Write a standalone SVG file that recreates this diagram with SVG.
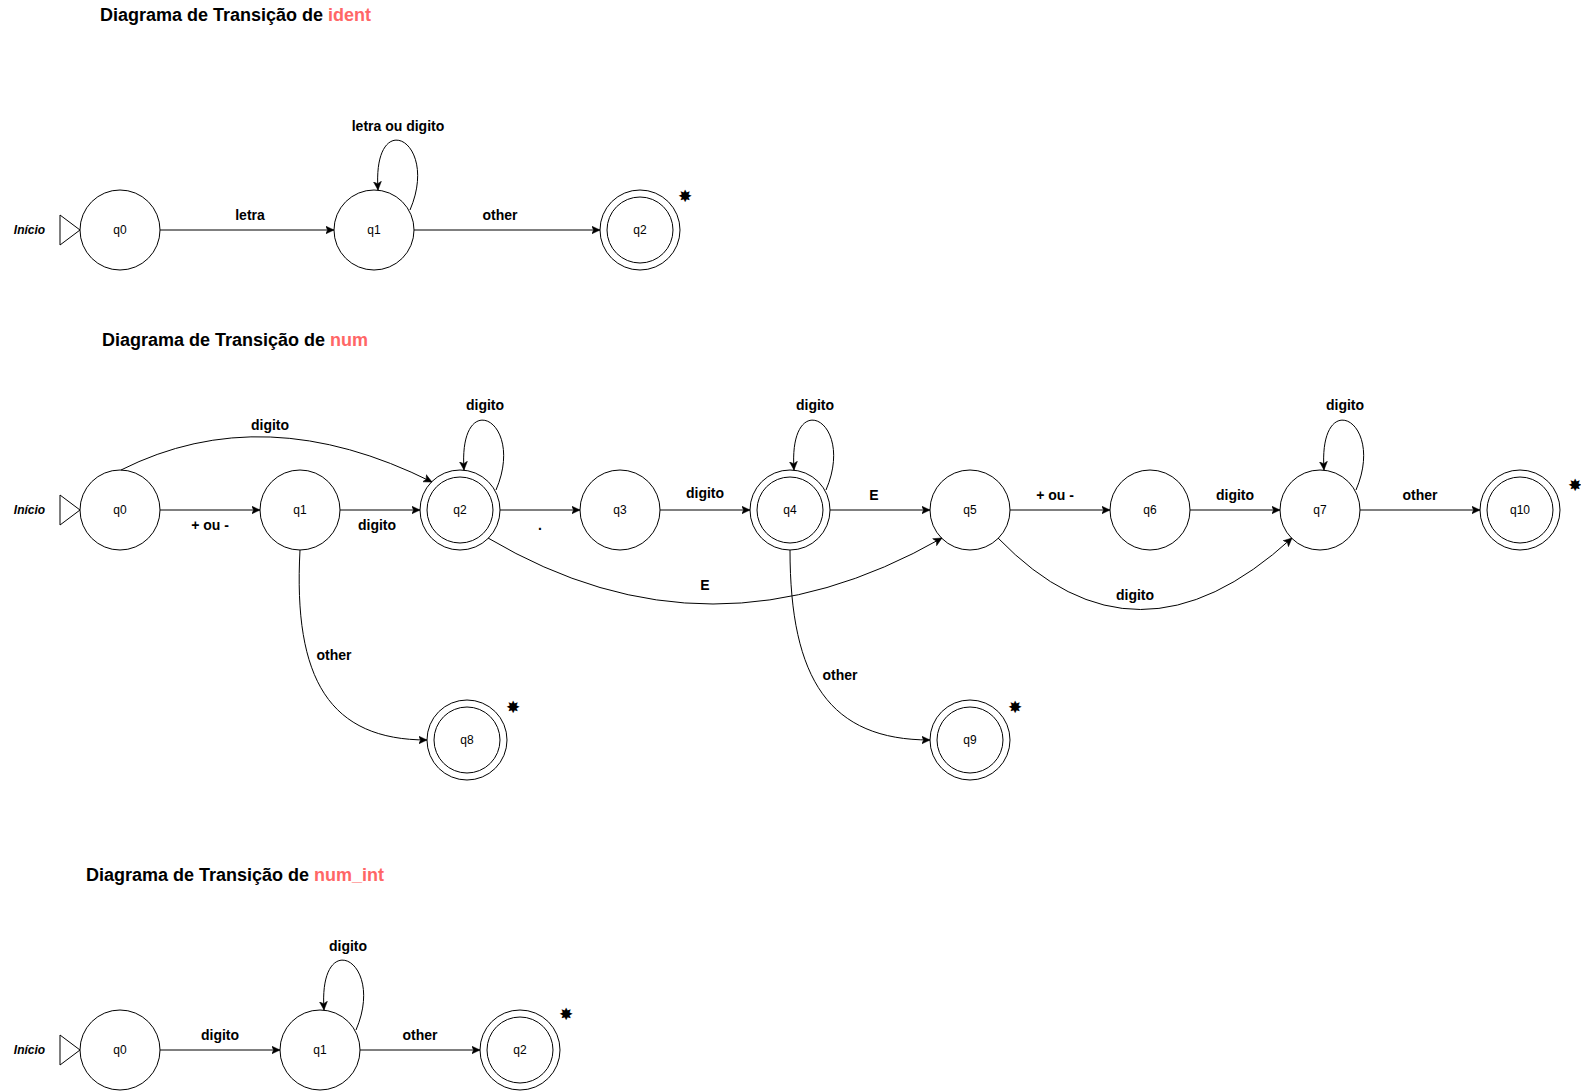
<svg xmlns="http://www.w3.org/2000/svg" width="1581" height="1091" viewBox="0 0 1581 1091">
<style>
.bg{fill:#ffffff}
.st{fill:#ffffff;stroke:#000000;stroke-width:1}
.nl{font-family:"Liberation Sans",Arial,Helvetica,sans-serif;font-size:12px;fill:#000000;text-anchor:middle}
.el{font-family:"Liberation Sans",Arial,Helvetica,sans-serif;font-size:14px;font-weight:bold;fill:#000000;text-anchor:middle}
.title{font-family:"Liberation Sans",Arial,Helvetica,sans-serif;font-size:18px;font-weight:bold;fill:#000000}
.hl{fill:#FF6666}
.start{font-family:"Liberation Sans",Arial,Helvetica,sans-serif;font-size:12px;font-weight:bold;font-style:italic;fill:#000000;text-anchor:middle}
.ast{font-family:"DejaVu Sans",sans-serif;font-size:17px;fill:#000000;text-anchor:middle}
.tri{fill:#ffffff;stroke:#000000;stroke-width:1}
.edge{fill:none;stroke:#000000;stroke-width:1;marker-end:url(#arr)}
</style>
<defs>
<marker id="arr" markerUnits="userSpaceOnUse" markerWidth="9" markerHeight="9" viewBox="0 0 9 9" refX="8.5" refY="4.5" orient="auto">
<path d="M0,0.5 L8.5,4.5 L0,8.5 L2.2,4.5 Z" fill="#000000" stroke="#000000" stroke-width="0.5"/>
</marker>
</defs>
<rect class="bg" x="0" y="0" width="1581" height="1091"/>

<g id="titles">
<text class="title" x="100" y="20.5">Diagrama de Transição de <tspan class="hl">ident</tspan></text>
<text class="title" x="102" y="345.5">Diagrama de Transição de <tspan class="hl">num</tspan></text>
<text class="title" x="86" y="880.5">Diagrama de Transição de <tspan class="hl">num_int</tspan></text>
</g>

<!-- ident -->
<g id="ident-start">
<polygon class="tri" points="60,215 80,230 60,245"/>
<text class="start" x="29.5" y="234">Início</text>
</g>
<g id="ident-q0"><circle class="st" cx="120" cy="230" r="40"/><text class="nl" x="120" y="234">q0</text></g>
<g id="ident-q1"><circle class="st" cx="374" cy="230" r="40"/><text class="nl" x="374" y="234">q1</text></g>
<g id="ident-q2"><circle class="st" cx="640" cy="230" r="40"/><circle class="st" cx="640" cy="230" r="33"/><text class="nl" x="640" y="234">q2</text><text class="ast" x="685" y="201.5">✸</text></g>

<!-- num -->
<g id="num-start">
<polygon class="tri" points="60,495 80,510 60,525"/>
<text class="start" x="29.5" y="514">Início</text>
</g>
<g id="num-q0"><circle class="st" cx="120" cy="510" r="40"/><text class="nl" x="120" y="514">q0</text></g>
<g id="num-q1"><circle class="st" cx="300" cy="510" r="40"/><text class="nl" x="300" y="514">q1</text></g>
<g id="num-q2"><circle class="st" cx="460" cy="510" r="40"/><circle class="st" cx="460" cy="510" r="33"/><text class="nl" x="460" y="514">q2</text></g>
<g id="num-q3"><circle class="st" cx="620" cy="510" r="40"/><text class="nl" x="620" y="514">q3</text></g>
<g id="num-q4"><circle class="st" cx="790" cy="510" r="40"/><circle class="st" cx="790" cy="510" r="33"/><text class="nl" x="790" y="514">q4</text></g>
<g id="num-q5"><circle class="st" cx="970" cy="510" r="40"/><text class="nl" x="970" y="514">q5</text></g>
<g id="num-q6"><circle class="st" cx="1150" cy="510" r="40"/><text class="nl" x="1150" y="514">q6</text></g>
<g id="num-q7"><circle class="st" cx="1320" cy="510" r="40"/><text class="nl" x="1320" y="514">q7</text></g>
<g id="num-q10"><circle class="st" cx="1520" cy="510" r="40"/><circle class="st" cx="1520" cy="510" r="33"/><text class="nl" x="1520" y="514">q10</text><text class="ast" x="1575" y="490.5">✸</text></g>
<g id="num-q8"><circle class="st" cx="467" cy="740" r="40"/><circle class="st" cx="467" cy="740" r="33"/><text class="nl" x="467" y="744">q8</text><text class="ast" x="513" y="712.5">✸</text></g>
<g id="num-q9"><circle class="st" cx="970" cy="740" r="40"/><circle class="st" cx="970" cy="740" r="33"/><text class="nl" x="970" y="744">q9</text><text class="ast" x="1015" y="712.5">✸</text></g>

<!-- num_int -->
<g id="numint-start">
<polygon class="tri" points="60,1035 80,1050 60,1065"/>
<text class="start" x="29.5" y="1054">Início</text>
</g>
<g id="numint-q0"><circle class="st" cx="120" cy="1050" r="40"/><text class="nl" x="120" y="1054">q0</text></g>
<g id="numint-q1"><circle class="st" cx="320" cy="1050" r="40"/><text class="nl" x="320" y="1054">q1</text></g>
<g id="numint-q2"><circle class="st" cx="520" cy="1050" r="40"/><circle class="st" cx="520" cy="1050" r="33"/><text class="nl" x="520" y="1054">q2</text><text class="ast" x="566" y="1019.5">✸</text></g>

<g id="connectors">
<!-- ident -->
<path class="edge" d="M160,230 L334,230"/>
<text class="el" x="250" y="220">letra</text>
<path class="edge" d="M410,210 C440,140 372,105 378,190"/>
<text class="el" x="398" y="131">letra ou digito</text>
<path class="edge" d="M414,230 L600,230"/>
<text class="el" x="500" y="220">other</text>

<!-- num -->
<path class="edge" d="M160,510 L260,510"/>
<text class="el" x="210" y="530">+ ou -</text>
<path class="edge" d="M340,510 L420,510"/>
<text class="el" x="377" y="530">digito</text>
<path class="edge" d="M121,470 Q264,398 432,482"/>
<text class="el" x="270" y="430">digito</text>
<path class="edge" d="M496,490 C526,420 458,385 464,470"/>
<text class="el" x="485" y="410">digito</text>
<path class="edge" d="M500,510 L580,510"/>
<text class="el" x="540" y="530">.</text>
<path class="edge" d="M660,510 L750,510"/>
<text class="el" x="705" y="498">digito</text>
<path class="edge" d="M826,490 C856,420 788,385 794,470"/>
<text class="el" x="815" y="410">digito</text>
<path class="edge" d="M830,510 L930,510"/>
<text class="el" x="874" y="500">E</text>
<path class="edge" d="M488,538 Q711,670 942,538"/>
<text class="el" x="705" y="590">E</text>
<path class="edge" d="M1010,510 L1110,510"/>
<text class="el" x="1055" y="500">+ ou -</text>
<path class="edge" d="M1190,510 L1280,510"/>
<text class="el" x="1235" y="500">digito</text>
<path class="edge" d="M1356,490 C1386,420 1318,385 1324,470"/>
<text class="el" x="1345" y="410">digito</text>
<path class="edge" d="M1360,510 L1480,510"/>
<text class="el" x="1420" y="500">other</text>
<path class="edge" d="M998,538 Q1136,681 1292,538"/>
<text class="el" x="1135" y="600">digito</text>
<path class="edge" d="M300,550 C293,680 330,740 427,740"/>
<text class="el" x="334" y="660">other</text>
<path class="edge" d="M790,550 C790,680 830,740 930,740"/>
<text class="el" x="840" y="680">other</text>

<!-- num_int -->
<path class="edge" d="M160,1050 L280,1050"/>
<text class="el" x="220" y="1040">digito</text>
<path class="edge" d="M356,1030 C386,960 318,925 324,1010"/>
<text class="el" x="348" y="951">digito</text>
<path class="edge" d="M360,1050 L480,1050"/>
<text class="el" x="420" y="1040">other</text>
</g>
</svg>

· · · ·

> [Set problem] Copy the material exactly. Do not include the pictures.

> [Final result]
Write a standalone SVG file that recreates this diagram with SVG.
<svg xmlns="http://www.w3.org/2000/svg" width="1581" height="1091" viewBox="0 0 1581 1091">
<style>
.bg{fill:#ffffff}
.st{fill:#ffffff;stroke:#000000;stroke-width:1}
.nl{font-family:"Liberation Sans",Arial,Helvetica,sans-serif;font-size:12px;fill:#000000;text-anchor:middle}
.el{font-family:"Liberation Sans",Arial,Helvetica,sans-serif;font-size:14px;font-weight:bold;fill:#000000;text-anchor:middle}
.title{font-family:"Liberation Sans",Arial,Helvetica,sans-serif;font-size:18px;font-weight:bold;fill:#000000}
.hl{fill:#FF6666}
.start{font-family:"Liberation Sans",Arial,Helvetica,sans-serif;font-size:12px;font-weight:bold;font-style:italic;fill:#000000;text-anchor:middle}
.ast{font-family:"DejaVu Sans",sans-serif;font-size:17px;fill:#000000;text-anchor:middle}
.tri{fill:#ffffff;stroke:#000000;stroke-width:1}
.edge{fill:none;stroke:#000000;stroke-width:1;marker-end:url(#arr)}
</style>
<defs>
<marker id="arr" markerUnits="userSpaceOnUse" markerWidth="9" markerHeight="9" viewBox="0 0 9 9" refX="8.5" refY="4.5" orient="auto">
<path d="M0,0.5 L8.5,4.5 L0,8.5 L2.2,4.5 Z" fill="#000000" stroke="#000000" stroke-width="0.5"/>
</marker>
</defs>
<rect class="bg" x="0" y="0" width="1581" height="1091"/>

<g id="titles">
<text class="title" x="100" y="20.5">Diagrama de Transição de <tspan class="hl">ident</tspan></text>
<text class="title" x="102" y="345.5">Diagrama de Transição de <tspan class="hl">num</tspan></text>
<text class="title" x="86" y="880.5">Diagrama de Transição de <tspan class="hl">num_int</tspan></text>
</g>

<!-- ident -->
<g id="ident-start">
<polygon class="tri" points="60,215 80,230 60,245"/>
<text class="start" x="29.5" y="234">Início</text>
</g>
<g id="ident-q0"><circle class="st" cx="120" cy="230" r="40"/><text class="nl" x="120" y="234">q0</text></g>
<g id="ident-q1"><circle class="st" cx="374" cy="230" r="40"/><text class="nl" x="374" y="234">q1</text></g>
<g id="ident-q2"><circle class="st" cx="640" cy="230" r="40"/><circle class="st" cx="640" cy="230" r="33"/><text class="nl" x="640" y="234">q2</text><text class="ast" x="685" y="201.5">✸</text></g>

<!-- num -->
<g id="num-start">
<polygon class="tri" points="60,495 80,510 60,525"/>
<text class="start" x="29.5" y="514">Início</text>
</g>
<g id="num-q0"><circle class="st" cx="120" cy="510" r="40"/><text class="nl" x="120" y="514">q0</text></g>
<g id="num-q1"><circle class="st" cx="300" cy="510" r="40"/><text class="nl" x="300" y="514">q1</text></g>
<g id="num-q2"><circle class="st" cx="460" cy="510" r="40"/><circle class="st" cx="460" cy="510" r="33"/><text class="nl" x="460" y="514">q2</text></g>
<g id="num-q3"><circle class="st" cx="620" cy="510" r="40"/><text class="nl" x="620" y="514">q3</text></g>
<g id="num-q4"><circle class="st" cx="790" cy="510" r="40"/><circle class="st" cx="790" cy="510" r="33"/><text class="nl" x="790" y="514">q4</text></g>
<g id="num-q5"><circle class="st" cx="970" cy="510" r="40"/><text class="nl" x="970" y="514">q5</text></g>
<g id="num-q6"><circle class="st" cx="1150" cy="510" r="40"/><text class="nl" x="1150" y="514">q6</text></g>
<g id="num-q7"><circle class="st" cx="1320" cy="510" r="40"/><text class="nl" x="1320" y="514">q7</text></g>
<g id="num-q10"><circle class="st" cx="1520" cy="510" r="40"/><circle class="st" cx="1520" cy="510" r="33"/><text class="nl" x="1520" y="514">q10</text><text class="ast" x="1575" y="490.5">✸</text></g>
<g id="num-q8"><circle class="st" cx="467" cy="740" r="40"/><circle class="st" cx="467" cy="740" r="33"/><text class="nl" x="467" y="744">q8</text><text class="ast" x="513" y="712.5">✸</text></g>
<g id="num-q9"><circle class="st" cx="970" cy="740" r="40"/><circle class="st" cx="970" cy="740" r="33"/><text class="nl" x="970" y="744">q9</text><text class="ast" x="1015" y="712.5">✸</text></g>

<!-- num_int -->
<g id="numint-start">
<polygon class="tri" points="60,1035 80,1050 60,1065"/>
<text class="start" x="29.5" y="1054">Início</text>
</g>
<g id="numint-q0"><circle class="st" cx="120" cy="1050" r="40"/><text class="nl" x="120" y="1054">q0</text></g>
<g id="numint-q1"><circle class="st" cx="320" cy="1050" r="40"/><text class="nl" x="320" y="1054">q1</text></g>
<g id="numint-q2"><circle class="st" cx="520" cy="1050" r="40"/><circle class="st" cx="520" cy="1050" r="33"/><text class="nl" x="520" y="1054">q2</text><text class="ast" x="566" y="1019.5">✸</text></g>

<g id="connectors">
<!-- ident -->
<path class="edge" d="M160,230 L334,230"/>
<text class="el" x="250" y="220">letra</text>
<path class="edge" d="M410,210 C440,140 372,105 378,190"/>
<text class="el" x="398" y="131">letra ou digito</text>
<path class="edge" d="M414,230 L600,230"/>
<text class="el" x="500" y="220">other</text>

<!-- num -->
<path class="edge" d="M160,510 L260,510"/>
<text class="el" x="210" y="530">+ ou -</text>
<path class="edge" d="M340,510 L420,510"/>
<text class="el" x="377" y="530">digito</text>
<path class="edge" d="M121,470 Q264,398 432,482"/>
<text class="el" x="270" y="430">digito</text>
<path class="edge" d="M496,490 C526,420 458,385 464,470"/>
<text class="el" x="485" y="410">digito</text>
<path class="edge" d="M500,510 L580,510"/>
<text class="el" x="540" y="530">.</text>
<path class="edge" d="M660,510 L750,510"/>
<text class="el" x="705" y="498">digito</text>
<path class="edge" d="M826,490 C856,420 788,385 794,470"/>
<text class="el" x="815" y="410">digito</text>
<path class="edge" d="M830,510 L930,510"/>
<text class="el" x="874" y="500">E</text>
<path class="edge" d="M488,538 Q711,670 942,538"/>
<text class="el" x="705" y="590">E</text>
<path class="edge" d="M1010,510 L1110,510"/>
<text class="el" x="1055" y="500">+ ou -</text>
<path class="edge" d="M1190,510 L1280,510"/>
<text class="el" x="1235" y="500">digito</text>
<path class="edge" d="M1356,490 C1386,420 1318,385 1324,470"/>
<text class="el" x="1345" y="410">digito</text>
<path class="edge" d="M1360,510 L1480,510"/>
<text class="el" x="1420" y="500">other</text>
<path class="edge" d="M998,538 Q1136,681 1292,538"/>
<text class="el" x="1135" y="600">digito</text>
<path class="edge" d="M300,550 C293,680 330,740 427,740"/>
<text class="el" x="334" y="660">other</text>
<path class="edge" d="M790,550 C790,680 830,740 930,740"/>
<text class="el" x="840" y="680">other</text>

<!-- num_int -->
<path class="edge" d="M160,1050 L280,1050"/>
<text class="el" x="220" y="1040">digito</text>
<path class="edge" d="M356,1030 C386,960 318,925 324,1010"/>
<text class="el" x="348" y="951">digito</text>
<path class="edge" d="M360,1050 L480,1050"/>
<text class="el" x="420" y="1040">other</text>
</g>
</svg>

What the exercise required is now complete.